▶ [Given information]
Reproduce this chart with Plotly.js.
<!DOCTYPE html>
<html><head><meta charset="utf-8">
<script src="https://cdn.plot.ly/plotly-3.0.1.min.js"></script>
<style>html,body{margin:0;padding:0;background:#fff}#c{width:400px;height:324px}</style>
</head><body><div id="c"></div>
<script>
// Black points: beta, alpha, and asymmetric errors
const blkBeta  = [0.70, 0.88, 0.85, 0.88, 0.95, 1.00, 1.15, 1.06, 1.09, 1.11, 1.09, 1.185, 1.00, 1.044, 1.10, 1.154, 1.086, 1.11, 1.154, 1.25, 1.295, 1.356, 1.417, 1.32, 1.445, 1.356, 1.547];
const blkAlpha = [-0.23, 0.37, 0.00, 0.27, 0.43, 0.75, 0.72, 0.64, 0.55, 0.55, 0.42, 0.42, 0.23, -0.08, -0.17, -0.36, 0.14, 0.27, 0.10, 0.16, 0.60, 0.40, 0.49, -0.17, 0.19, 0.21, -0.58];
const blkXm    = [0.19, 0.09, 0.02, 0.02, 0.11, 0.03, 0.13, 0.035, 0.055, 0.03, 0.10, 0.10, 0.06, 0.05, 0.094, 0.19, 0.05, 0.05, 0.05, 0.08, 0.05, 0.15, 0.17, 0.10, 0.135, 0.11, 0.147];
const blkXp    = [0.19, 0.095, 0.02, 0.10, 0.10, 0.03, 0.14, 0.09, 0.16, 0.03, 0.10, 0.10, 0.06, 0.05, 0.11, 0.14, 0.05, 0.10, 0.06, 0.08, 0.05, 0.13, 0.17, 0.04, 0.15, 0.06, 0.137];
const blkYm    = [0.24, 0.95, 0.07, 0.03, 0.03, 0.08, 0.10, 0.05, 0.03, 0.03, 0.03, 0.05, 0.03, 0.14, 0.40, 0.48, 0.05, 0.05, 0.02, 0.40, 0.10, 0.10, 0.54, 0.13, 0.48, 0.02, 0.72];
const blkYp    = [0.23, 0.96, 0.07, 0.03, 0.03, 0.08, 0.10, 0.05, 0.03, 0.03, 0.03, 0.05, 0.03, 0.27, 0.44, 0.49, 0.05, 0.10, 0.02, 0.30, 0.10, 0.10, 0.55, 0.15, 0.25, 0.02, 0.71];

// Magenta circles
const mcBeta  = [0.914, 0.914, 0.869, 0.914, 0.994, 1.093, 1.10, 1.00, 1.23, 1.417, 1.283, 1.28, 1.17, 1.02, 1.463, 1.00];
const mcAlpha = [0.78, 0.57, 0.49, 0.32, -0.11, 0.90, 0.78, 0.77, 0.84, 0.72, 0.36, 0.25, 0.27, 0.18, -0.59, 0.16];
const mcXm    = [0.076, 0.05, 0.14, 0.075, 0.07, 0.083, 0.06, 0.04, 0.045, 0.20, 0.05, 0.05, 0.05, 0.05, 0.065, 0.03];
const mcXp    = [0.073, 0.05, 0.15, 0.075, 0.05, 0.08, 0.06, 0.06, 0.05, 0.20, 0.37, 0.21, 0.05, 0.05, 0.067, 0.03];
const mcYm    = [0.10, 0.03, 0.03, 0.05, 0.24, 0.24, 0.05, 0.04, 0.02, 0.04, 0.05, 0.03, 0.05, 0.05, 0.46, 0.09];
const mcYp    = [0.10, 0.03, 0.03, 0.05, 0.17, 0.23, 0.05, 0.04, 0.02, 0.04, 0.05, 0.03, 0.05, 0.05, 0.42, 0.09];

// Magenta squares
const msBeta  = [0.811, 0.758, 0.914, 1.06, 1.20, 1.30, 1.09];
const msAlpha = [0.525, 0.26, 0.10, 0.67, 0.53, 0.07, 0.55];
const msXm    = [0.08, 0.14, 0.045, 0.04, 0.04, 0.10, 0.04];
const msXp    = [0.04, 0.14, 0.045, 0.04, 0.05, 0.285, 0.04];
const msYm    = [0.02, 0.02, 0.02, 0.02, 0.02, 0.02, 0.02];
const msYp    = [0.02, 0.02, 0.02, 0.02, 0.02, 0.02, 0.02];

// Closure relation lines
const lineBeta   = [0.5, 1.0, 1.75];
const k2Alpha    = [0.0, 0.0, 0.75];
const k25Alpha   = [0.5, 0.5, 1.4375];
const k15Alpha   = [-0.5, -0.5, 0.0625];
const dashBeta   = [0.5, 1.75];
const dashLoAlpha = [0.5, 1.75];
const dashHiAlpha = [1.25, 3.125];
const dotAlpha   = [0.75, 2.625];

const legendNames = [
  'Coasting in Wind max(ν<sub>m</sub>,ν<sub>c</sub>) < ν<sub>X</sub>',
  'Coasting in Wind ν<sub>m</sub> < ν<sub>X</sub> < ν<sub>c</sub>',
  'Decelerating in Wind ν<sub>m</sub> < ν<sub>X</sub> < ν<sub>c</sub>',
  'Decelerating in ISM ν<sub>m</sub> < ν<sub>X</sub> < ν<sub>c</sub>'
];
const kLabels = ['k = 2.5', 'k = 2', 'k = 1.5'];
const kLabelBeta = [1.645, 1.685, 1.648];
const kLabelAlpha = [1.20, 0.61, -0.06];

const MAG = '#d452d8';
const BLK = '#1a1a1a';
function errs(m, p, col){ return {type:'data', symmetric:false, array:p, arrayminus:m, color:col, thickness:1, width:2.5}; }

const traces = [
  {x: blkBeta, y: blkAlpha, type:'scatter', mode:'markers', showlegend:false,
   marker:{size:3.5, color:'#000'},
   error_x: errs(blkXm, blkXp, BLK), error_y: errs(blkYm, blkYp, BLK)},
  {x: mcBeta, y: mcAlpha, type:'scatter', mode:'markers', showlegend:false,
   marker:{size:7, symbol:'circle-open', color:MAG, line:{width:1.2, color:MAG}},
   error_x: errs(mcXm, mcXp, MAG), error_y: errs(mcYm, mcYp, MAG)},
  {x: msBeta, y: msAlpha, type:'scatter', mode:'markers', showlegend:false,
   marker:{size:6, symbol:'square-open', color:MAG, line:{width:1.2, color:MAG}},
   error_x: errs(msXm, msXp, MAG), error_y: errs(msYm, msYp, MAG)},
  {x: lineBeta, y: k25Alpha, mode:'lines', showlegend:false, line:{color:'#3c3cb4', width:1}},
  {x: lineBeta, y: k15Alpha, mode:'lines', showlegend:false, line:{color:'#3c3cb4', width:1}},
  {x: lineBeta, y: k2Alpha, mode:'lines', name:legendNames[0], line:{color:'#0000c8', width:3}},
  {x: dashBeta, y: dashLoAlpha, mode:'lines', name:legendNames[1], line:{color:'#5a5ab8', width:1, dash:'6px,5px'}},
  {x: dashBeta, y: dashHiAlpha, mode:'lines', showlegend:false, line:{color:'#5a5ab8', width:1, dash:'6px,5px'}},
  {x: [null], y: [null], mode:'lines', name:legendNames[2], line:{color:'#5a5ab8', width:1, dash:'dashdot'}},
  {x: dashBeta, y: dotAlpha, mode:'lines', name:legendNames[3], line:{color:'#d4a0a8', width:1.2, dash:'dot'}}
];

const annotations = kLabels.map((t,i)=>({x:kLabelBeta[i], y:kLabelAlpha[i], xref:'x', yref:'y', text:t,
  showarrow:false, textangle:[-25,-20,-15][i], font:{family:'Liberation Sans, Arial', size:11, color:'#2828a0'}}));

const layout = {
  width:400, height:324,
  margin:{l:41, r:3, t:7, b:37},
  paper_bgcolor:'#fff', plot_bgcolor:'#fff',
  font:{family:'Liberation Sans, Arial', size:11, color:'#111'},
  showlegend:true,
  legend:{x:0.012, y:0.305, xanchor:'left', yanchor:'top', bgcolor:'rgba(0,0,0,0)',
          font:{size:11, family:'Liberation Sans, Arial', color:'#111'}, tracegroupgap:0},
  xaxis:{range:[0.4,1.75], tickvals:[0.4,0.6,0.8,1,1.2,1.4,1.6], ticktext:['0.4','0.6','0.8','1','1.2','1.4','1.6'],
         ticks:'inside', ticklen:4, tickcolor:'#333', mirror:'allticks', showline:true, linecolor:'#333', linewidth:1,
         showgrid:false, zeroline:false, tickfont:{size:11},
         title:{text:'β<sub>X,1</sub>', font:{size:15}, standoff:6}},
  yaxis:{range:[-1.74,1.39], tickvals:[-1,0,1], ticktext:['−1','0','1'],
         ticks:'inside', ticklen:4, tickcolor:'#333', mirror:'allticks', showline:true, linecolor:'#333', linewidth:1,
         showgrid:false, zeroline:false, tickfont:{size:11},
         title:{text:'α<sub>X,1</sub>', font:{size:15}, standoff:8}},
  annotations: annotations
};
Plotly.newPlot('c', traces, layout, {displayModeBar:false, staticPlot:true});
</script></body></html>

▶ [Stated problem] Write out, unaltered, the lines from the opening of the listing through the line that includes "0.25, 0.02, 0.71];".

▶ [The solution]
Reproduce this chart with Plotly.js.
<!DOCTYPE html>
<html><head><meta charset="utf-8">
<script src="https://cdn.plot.ly/plotly-3.0.1.min.js"></script>
<style>html,body{margin:0;padding:0;background:#fff}#c{width:400px;height:324px}</style>
</head><body><div id="c"></div>
<script>
// Black points: beta, alpha, and asymmetric errors
const blkBeta  = [0.70, 0.88, 0.85, 0.88, 0.95, 1.00, 1.15, 1.06, 1.09, 1.11, 1.09, 1.185, 1.00, 1.044, 1.10, 1.154, 1.086, 1.11, 1.154, 1.25, 1.295, 1.356, 1.417, 1.32, 1.445, 1.356, 1.547];
const blkAlpha = [-0.23, 0.37, 0.00, 0.27, 0.43, 0.75, 0.72, 0.64, 0.55, 0.55, 0.42, 0.42, 0.23, -0.08, -0.17, -0.36, 0.14, 0.27, 0.10, 0.16, 0.60, 0.40, 0.49, -0.17, 0.19, 0.21, -0.58];
const blkXm    = [0.19, 0.09, 0.02, 0.02, 0.11, 0.03, 0.13, 0.035, 0.055, 0.03, 0.10, 0.10, 0.06, 0.05, 0.094, 0.19, 0.05, 0.05, 0.05, 0.08, 0.05, 0.15, 0.17, 0.10, 0.135, 0.11, 0.147];
const blkXp    = [0.19, 0.095, 0.02, 0.10, 0.10, 0.03, 0.14, 0.09, 0.16, 0.03, 0.10, 0.10, 0.06, 0.05, 0.11, 0.14, 0.05, 0.10, 0.06, 0.08, 0.05, 0.13, 0.17, 0.04, 0.15, 0.06, 0.137];
const blkYm    = [0.24, 0.95, 0.07, 0.03, 0.03, 0.08, 0.10, 0.05, 0.03, 0.03, 0.03, 0.05, 0.03, 0.14, 0.40, 0.48, 0.05, 0.05, 0.02, 0.40, 0.10, 0.10, 0.54, 0.13, 0.48, 0.02, 0.72];
const blkYp    = [0.23, 0.96, 0.07, 0.03, 0.03, 0.08, 0.10, 0.05, 0.03, 0.03, 0.03, 0.05, 0.03, 0.27, 0.44, 0.49, 0.05, 0.10, 0.02, 0.30, 0.10, 0.10, 0.55, 0.15, 0.25, 0.02, 0.71];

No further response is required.